**MATERIAL:**
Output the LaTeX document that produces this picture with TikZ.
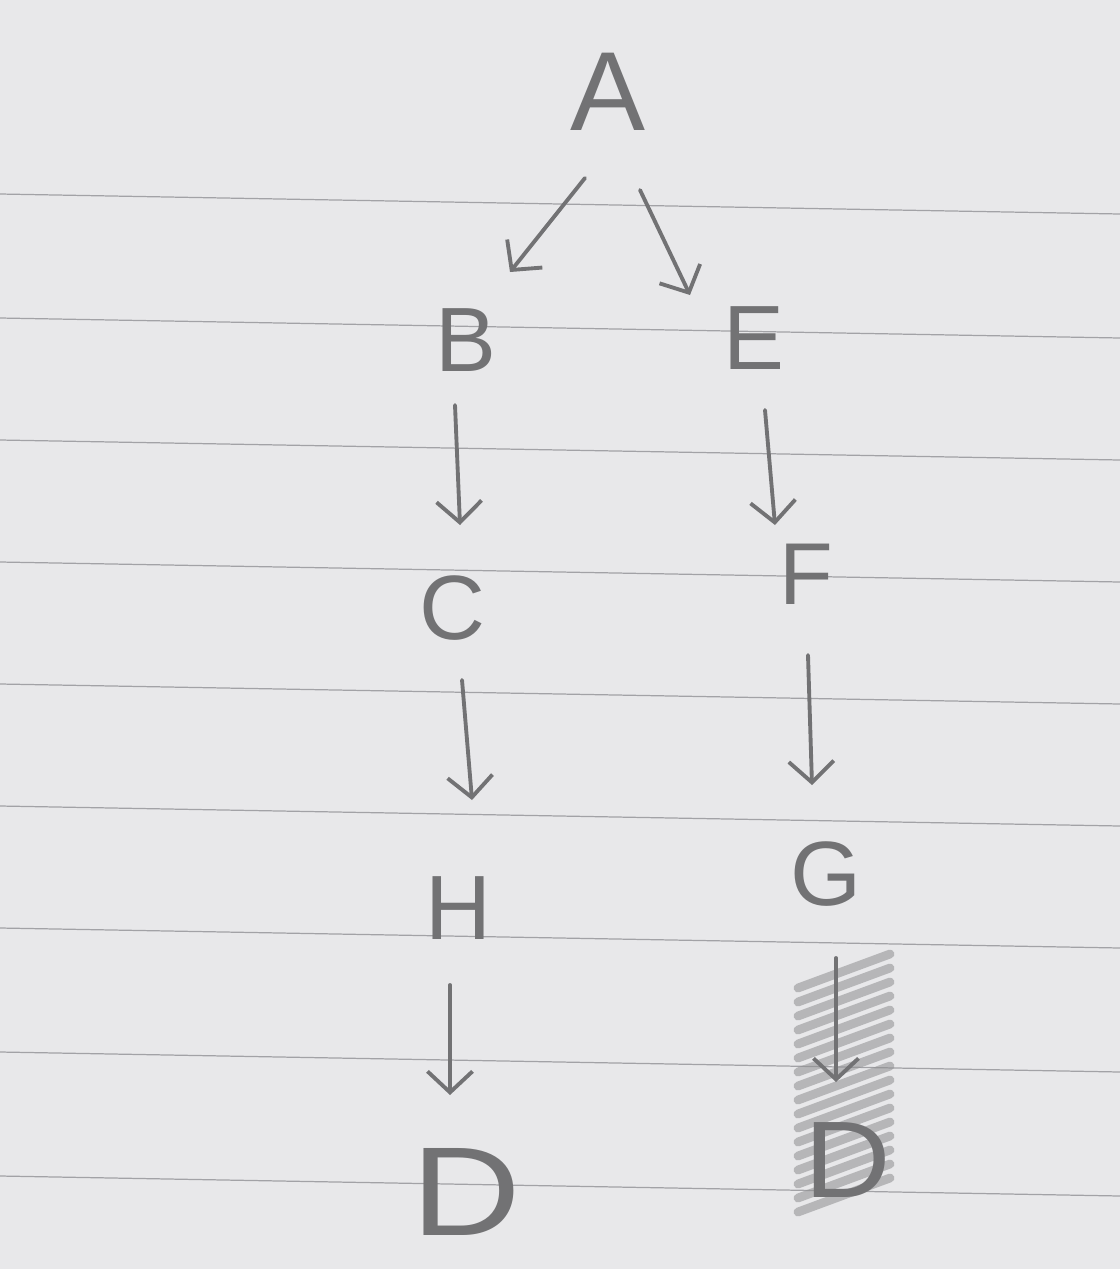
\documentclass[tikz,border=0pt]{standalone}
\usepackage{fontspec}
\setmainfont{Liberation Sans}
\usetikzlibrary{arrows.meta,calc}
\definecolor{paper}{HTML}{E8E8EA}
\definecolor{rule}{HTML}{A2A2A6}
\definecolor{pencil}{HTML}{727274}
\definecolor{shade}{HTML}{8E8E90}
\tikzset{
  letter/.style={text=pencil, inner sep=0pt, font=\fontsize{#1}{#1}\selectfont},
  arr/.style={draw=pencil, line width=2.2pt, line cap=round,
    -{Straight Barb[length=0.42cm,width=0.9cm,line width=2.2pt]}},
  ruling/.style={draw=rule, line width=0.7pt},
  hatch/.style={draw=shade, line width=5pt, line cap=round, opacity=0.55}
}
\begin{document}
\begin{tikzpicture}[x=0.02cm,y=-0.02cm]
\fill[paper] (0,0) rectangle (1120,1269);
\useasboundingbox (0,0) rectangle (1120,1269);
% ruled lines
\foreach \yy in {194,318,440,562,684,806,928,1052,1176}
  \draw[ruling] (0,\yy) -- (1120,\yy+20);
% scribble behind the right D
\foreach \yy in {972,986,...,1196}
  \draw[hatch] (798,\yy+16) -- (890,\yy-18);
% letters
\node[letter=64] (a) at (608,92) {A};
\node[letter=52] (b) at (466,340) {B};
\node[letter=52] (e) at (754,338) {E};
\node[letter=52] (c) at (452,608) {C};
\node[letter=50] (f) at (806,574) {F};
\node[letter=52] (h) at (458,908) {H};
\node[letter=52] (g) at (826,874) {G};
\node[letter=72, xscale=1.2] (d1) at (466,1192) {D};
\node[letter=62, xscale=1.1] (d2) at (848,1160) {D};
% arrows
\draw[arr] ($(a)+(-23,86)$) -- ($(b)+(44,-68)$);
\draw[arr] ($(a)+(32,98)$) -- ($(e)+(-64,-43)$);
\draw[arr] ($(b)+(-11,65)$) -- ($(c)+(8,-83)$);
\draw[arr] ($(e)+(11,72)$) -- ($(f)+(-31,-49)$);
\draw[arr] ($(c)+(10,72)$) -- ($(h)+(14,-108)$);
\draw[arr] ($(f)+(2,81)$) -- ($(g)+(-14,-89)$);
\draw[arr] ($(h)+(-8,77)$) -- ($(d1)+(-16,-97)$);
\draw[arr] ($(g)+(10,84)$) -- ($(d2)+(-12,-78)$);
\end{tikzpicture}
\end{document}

**TASK DETAILS:** Every line should be retyped exactly, with the pictures omitted.

**RESULT:**
Output the LaTeX document that produces this picture with TikZ.
\documentclass[tikz,border=0pt]{standalone}
\usepackage{fontspec}
\setmainfont{Liberation Sans}
\usetikzlibrary{arrows.meta,calc}
\definecolor{paper}{HTML}{E8E8EA}
\definecolor{rule}{HTML}{A2A2A6}
\definecolor{pencil}{HTML}{727274}
\definecolor{shade}{HTML}{8E8E90}
\tikzset{
  letter/.style={text=pencil, inner sep=0pt, font=\fontsize{#1}{#1}\selectfont},
  arr/.style={draw=pencil, line width=2.2pt, line cap=round,
    -{Straight Barb[length=0.42cm,width=0.9cm,line width=2.2pt]}},
  ruling/.style={draw=rule, line width=0.7pt},
  hatch/.style={draw=shade, line width=5pt, line cap=round, opacity=0.55}
}
\begin{document}
\begin{tikzpicture}[x=0.02cm,y=-0.02cm]
\fill[paper] (0,0) rectangle (1120,1269);
\useasboundingbox (0,0) rectangle (1120,1269);
% ruled lines
\foreach \yy in {194,318,440,562,684,806,928,1052,1176}
  \draw[ruling] (0,\yy) -- (1120,\yy+20);
% scribble behind the right D
\foreach \yy in {972,986,...,1196}
  \draw[hatch] (798,\yy+16) -- (890,\yy-18);
% letters
\node[letter=64] (a) at (608,92) {A};
\node[letter=52] (b) at (466,340) {B};
\node[letter=52] (e) at (754,338) {E};
\node[letter=52] (c) at (452,608) {C};
\node[letter=50] (f) at (806,574) {F};
\node[letter=52] (h) at (458,908) {H};
\node[letter=52] (g) at (826,874) {G};
\node[letter=72, xscale=1.2] (d1) at (466,1192) {D};
\node[letter=62, xscale=1.1] (d2) at (848,1160) {D};
% arrows
\draw[arr] ($(a)+(-23,86)$) -- ($(b)+(44,-68)$);
\draw[arr] ($(a)+(32,98)$) -- ($(e)+(-64,-43)$);
\draw[arr] ($(b)+(-11,65)$) -- ($(c)+(8,-83)$);
\draw[arr] ($(e)+(11,72)$) -- ($(f)+(-31,-49)$);
\draw[arr] ($(c)+(10,72)$) -- ($(h)+(14,-108)$);
\draw[arr] ($(f)+(2,81)$) -- ($(g)+(-14,-89)$);
\draw[arr] ($(h)+(-8,77)$) -- ($(d1)+(-16,-97)$);
\draw[arr] ($(g)+(10,84)$) -- ($(d2)+(-12,-78)$);
\end{tikzpicture}
\end{document}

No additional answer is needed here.